> Instruction
Reply with only the number of lines that contain the string "this".
** BEGIN Exercise data **
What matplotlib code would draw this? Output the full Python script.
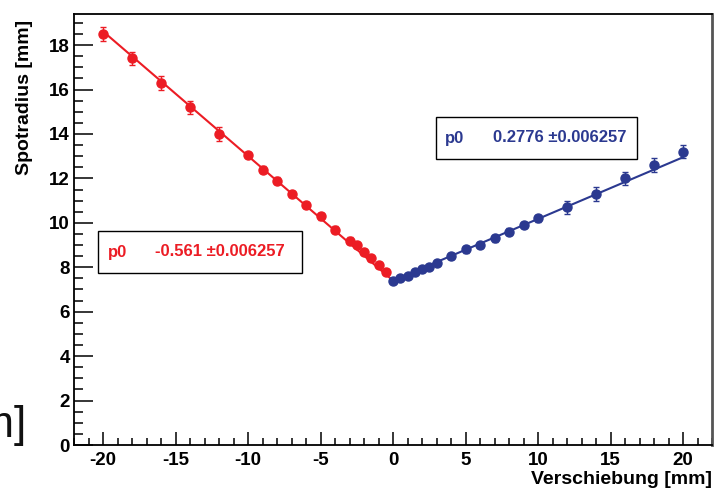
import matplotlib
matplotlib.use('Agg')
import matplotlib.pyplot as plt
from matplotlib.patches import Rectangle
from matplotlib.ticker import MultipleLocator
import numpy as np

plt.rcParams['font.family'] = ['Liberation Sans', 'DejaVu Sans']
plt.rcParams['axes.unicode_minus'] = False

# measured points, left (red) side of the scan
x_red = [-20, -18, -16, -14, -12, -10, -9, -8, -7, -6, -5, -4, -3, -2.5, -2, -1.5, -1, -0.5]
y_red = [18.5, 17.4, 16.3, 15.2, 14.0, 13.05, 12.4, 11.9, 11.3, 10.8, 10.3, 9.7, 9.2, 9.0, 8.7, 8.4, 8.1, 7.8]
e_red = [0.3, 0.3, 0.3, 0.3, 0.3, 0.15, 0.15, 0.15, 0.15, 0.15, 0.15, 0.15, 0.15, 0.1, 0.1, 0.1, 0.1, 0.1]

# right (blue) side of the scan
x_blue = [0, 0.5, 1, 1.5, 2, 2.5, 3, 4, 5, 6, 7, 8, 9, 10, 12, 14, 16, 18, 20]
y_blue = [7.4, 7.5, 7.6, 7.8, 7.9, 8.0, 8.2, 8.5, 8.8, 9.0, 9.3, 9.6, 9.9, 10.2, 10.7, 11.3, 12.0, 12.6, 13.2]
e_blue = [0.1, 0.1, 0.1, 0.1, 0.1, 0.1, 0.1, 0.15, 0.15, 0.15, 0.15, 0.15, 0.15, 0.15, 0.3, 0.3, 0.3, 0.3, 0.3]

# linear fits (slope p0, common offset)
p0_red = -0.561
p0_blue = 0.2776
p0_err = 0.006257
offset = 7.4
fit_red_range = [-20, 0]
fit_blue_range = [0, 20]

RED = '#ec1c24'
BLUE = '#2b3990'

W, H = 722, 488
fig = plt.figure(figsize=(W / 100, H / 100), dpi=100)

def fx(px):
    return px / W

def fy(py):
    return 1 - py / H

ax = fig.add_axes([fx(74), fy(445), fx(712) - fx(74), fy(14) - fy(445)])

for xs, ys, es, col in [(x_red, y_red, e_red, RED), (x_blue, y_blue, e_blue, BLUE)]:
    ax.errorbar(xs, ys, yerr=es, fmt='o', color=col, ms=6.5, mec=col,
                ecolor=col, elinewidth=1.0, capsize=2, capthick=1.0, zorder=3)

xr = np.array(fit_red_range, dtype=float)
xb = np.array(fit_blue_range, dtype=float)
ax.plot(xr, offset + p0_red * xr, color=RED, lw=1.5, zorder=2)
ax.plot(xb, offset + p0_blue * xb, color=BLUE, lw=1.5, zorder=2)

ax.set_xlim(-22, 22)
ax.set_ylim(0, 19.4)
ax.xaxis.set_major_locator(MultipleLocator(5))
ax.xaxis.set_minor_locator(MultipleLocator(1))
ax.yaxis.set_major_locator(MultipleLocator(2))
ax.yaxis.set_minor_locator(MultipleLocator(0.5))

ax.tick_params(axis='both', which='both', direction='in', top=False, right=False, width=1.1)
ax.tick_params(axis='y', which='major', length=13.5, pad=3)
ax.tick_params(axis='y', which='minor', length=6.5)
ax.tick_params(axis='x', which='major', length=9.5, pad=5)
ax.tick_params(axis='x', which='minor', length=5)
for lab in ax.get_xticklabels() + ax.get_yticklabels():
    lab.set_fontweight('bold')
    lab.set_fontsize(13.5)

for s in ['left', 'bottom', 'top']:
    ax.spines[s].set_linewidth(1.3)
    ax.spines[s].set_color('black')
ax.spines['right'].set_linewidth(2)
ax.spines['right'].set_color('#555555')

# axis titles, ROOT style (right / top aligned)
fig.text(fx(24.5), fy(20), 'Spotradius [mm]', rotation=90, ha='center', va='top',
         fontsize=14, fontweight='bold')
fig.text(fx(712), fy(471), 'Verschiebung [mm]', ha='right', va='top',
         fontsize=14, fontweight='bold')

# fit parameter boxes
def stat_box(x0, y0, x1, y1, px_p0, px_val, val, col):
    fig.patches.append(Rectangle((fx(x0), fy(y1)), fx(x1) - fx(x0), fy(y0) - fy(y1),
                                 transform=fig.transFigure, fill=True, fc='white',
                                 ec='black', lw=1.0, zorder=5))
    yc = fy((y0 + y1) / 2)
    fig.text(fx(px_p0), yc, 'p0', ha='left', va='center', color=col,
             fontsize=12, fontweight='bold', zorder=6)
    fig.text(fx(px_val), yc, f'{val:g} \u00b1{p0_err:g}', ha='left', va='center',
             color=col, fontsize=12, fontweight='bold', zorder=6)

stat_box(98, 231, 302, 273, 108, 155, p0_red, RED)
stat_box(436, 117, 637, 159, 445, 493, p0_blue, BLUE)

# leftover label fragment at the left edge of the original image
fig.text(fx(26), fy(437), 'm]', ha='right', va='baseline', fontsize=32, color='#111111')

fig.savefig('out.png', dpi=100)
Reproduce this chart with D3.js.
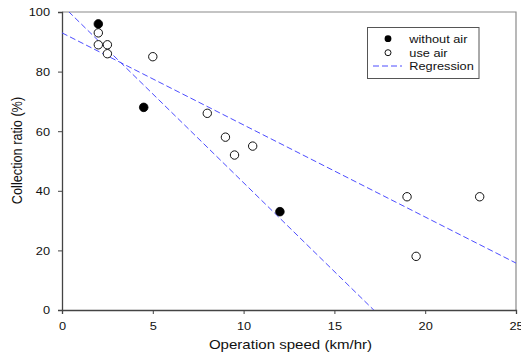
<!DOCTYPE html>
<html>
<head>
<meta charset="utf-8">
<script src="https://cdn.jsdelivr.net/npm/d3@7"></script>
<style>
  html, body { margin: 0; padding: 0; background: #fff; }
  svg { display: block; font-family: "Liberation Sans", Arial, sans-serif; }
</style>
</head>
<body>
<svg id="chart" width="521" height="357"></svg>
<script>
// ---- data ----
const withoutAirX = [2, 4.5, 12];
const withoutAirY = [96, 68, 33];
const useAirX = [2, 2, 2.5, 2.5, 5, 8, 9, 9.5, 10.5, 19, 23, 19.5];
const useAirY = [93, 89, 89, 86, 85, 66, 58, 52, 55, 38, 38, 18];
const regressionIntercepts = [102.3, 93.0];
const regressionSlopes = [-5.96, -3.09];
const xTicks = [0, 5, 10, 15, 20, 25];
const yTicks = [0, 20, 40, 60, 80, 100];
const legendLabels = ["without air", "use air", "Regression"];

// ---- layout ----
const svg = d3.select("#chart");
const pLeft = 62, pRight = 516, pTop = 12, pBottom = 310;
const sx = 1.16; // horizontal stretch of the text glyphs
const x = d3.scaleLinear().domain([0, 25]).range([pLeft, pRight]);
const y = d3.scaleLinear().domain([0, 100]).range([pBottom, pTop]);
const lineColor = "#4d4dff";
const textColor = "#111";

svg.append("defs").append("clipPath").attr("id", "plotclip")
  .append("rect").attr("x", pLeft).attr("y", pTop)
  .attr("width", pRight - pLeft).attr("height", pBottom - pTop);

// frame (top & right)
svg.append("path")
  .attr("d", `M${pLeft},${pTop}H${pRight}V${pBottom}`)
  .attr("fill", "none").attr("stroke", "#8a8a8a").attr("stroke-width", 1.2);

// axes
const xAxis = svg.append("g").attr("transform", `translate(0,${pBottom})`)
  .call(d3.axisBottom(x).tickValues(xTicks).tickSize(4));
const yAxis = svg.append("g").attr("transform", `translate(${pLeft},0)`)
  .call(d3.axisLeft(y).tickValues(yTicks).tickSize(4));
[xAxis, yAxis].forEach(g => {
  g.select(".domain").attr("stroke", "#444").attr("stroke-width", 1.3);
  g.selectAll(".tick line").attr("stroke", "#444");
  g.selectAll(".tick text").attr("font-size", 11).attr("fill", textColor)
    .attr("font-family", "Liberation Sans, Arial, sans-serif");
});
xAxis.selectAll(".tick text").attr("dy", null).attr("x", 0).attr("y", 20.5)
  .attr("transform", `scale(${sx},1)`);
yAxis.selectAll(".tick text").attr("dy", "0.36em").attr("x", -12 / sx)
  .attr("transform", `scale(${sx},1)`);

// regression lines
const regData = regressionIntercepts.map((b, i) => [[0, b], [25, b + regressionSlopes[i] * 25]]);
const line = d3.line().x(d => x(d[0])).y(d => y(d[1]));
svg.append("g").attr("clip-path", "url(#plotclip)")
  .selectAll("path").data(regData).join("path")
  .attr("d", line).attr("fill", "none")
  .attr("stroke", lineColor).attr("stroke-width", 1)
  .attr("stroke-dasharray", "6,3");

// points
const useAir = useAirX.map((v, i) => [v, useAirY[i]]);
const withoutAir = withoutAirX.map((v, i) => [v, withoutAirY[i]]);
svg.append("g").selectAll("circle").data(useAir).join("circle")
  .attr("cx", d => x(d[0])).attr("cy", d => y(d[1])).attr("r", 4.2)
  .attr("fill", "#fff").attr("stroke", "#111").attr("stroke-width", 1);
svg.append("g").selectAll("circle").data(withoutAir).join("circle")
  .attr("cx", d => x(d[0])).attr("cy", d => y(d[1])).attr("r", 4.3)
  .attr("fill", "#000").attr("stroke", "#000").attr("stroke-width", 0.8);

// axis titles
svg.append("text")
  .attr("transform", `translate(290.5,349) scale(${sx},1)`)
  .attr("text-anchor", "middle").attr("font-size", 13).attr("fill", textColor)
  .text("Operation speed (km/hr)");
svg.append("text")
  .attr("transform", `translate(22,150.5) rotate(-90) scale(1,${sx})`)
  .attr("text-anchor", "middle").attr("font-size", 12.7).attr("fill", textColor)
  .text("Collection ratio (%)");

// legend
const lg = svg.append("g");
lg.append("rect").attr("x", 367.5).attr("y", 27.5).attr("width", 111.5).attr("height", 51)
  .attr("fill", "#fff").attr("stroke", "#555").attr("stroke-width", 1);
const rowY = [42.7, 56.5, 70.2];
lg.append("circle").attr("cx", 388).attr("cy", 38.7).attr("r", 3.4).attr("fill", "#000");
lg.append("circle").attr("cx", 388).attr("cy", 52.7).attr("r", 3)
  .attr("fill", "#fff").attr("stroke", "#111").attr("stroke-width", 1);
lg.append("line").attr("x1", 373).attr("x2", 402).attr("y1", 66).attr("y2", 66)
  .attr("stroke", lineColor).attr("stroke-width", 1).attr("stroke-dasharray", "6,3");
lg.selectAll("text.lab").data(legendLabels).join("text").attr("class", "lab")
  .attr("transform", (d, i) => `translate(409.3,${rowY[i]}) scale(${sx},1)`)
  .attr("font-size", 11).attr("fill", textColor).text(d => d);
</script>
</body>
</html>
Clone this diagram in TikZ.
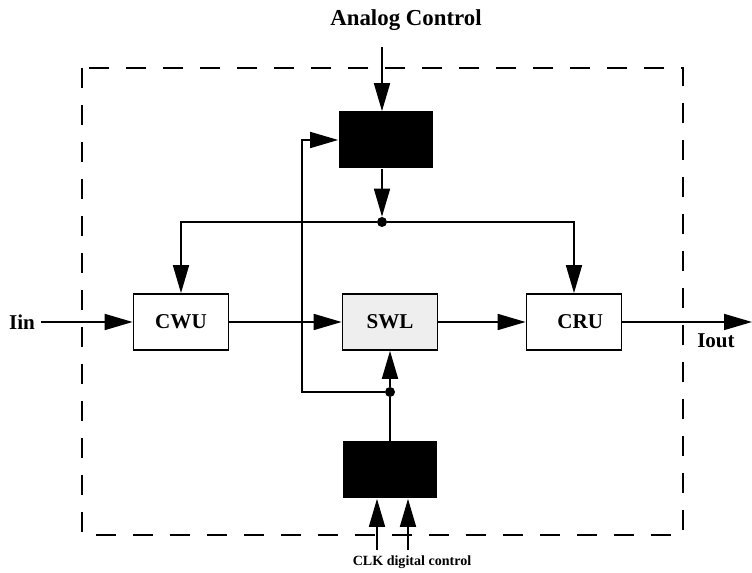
** END Exercise data **
> Correct answer
3